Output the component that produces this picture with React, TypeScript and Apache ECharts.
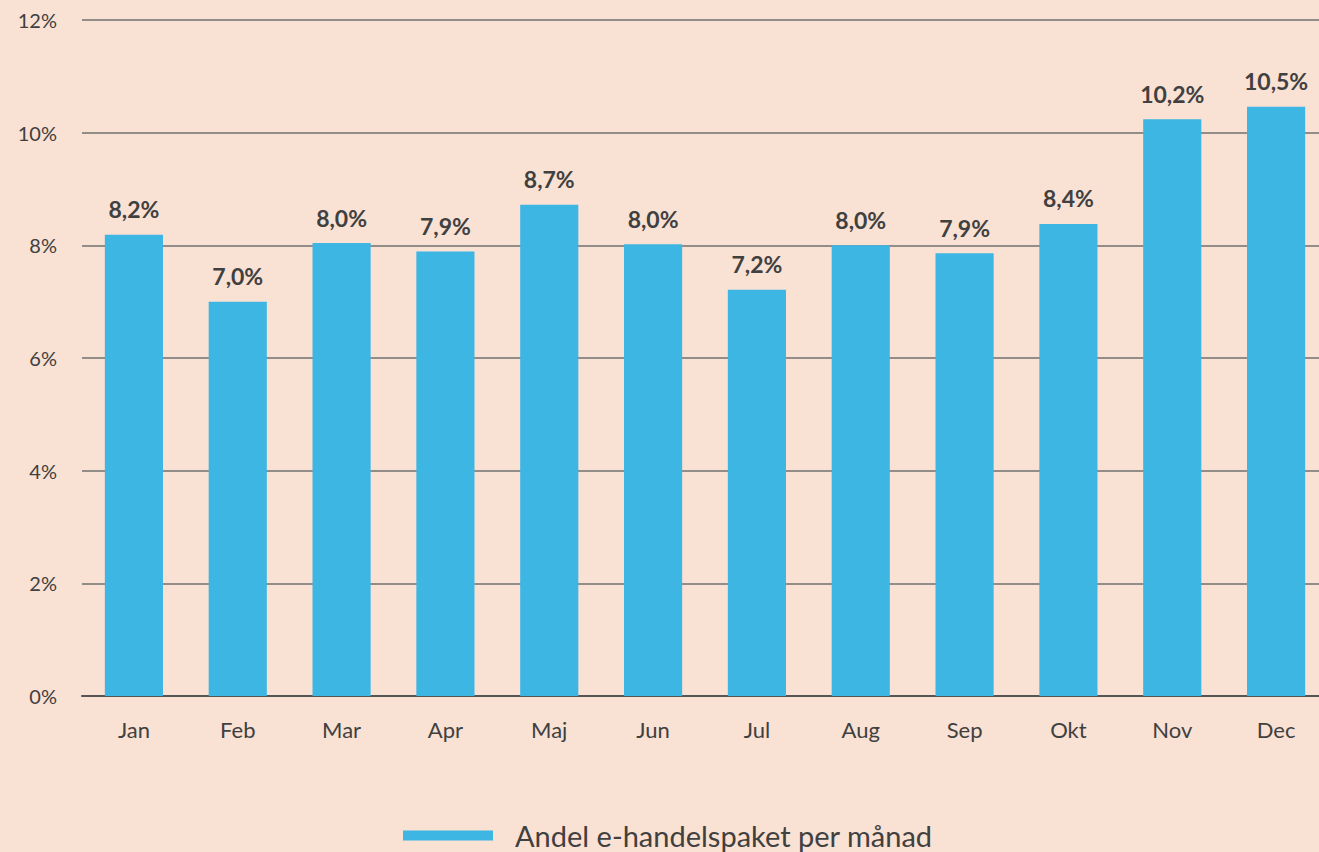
import React, { useEffect, useRef } from "react";
import * as echarts from "echarts";

const months = ["Jan", "Feb", "Mar", "Apr", "Maj", "Jun", "Jul", "Aug", "Sep", "Okt", "Nov", "Dec"];
const shares = [8.19, 7.0, 8.04, 7.89, 8.72, 8.02, 7.21, 8.0, 7.86, 8.38, 10.24, 10.46];
const seriesName = "Andel e-handelspaket per månad";

export default function App() {
  const ref = useRef<HTMLDivElement>(null);
  useEffect(() => {
    if (!ref.current) return;
    const chart = echarts.init(ref.current, null, { renderer: "svg" });
    const font = "Lato, 'Open Sans', sans-serif";
    chart.setOption({
      animation: false,
      backgroundColor: "#f9e1d4",
      textStyle: { fontFamily: font },
      grid: { left: 82, right: 0, top: 20, bottom: 156, containLabel: false },
      legend: {
        left: 398,
        top: 816,
        itemWidth: 90,
        itemHeight: 10,
        itemGap: 20,
        icon: "rect",
        textStyle: { fontSize: 29, color: "#404040", fontFamily: font, padding: [0, 0, 0, 17] },
        data: [seriesName],
      },
      xAxis: {
        type: "category",
        data: months,
        axisTick: { show: false },
        axisLine: { lineStyle: { color: "#555555", width: 2 } },
        axisLabel: { fontSize: 22, color: "#404040", margin: 22, fontFamily: font },
      },
      yAxis: {
        type: "value",
        min: 0,
        max: 12,
        interval: 2,
        axisLine: { show: false },
        axisTick: { show: false },
        axisLabel: { fontSize: 20, color: "#404040", margin: 25, formatter: "{value}%", fontFamily: font },
        splitLine: { lineStyle: { color: "#707070", width: 1.5 } },
      },
      series: [
        {
          name: seriesName,
          type: "bar",
          data: shares,
          barWidth: "56%",
          itemStyle: { color: "#3db6e3" },
          label: {
            show: true,
            position: "top",
            distance: 14,
            fontSize: 23,
            fontWeight: "bold",
            color: "#404040",
            fontFamily: font,
            formatter: (p: any) => p.value.toFixed(1).replace(".", ",") + "%",
          },
        },
      ],
    });
    return () => chart.dispose();
  }, []);
  return (
    <div style={{ position: "fixed", left: 0, top: 0, width: 1319, height: 852, overflow: "hidden", background: "#f9e1d4" }}>
      <div ref={ref} style={{ width: 1328, height: 852 }} />
    </div>
  );
}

• • • • •

> _The problem_: Copy the material above in full and exactly, skipping pictures.

> _Answer to this exercise_:
Output the component that produces this picture with React, TypeScript and Apache ECharts.
import React, { useEffect, useRef } from "react";
import * as echarts from "echarts";

const months = ["Jan", "Feb", "Mar", "Apr", "Maj", "Jun", "Jul", "Aug", "Sep", "Okt", "Nov", "Dec"];
const shares = [8.19, 7.0, 8.04, 7.89, 8.72, 8.02, 7.21, 8.0, 7.86, 8.38, 10.24, 10.46];
const seriesName = "Andel e-handelspaket per månad";

export default function App() {
  const ref = useRef<HTMLDivElement>(null);
  useEffect(() => {
    if (!ref.current) return;
    const chart = echarts.init(ref.current, null, { renderer: "svg" });
    const font = "Lato, 'Open Sans', sans-serif";
    chart.setOption({
      animation: false,
      backgroundColor: "#f9e1d4",
      textStyle: { fontFamily: font },
      grid: { left: 82, right: 0, top: 20, bottom: 156, containLabel: false },
      legend: {
        left: 398,
        top: 816,
        itemWidth: 90,
        itemHeight: 10,
        itemGap: 20,
        icon: "rect",
        textStyle: { fontSize: 29, color: "#404040", fontFamily: font, padding: [0, 0, 0, 17] },
        data: [seriesName],
      },
      xAxis: {
        type: "category",
        data: months,
        axisTick: { show: false },
        axisLine: { lineStyle: { color: "#555555", width: 2 } },
        axisLabel: { fontSize: 22, color: "#404040", margin: 22, fontFamily: font },
      },
      yAxis: {
        type: "value",
        min: 0,
        max: 12,
        interval: 2,
        axisLine: { show: false },
        axisTick: { show: false },
        axisLabel: { fontSize: 20, color: "#404040", margin: 25, formatter: "{value}%", fontFamily: font },
        splitLine: { lineStyle: { color: "#707070", width: 1.5 } },
      },
      series: [
        {
          name: seriesName,
          type: "bar",
          data: shares,
          barWidth: "56%",
          itemStyle: { color: "#3db6e3" },
          label: {
            show: true,
            position: "top",
            distance: 14,
            fontSize: 23,
            fontWeight: "bold",
            color: "#404040",
            fontFamily: font,
            formatter: (p: any) => p.value.toFixed(1).replace(".", ",") + "%",
          },
        },
      ],
    });
    return () => chart.dispose();
  }, []);
  return (
    <div style={{ position: "fixed", left: 0, top: 0, width: 1319, height: 852, overflow: "hidden", background: "#f9e1d4" }}>
      <div ref={ref} style={{ width: 1328, height: 852 }} />
    </div>
  );
}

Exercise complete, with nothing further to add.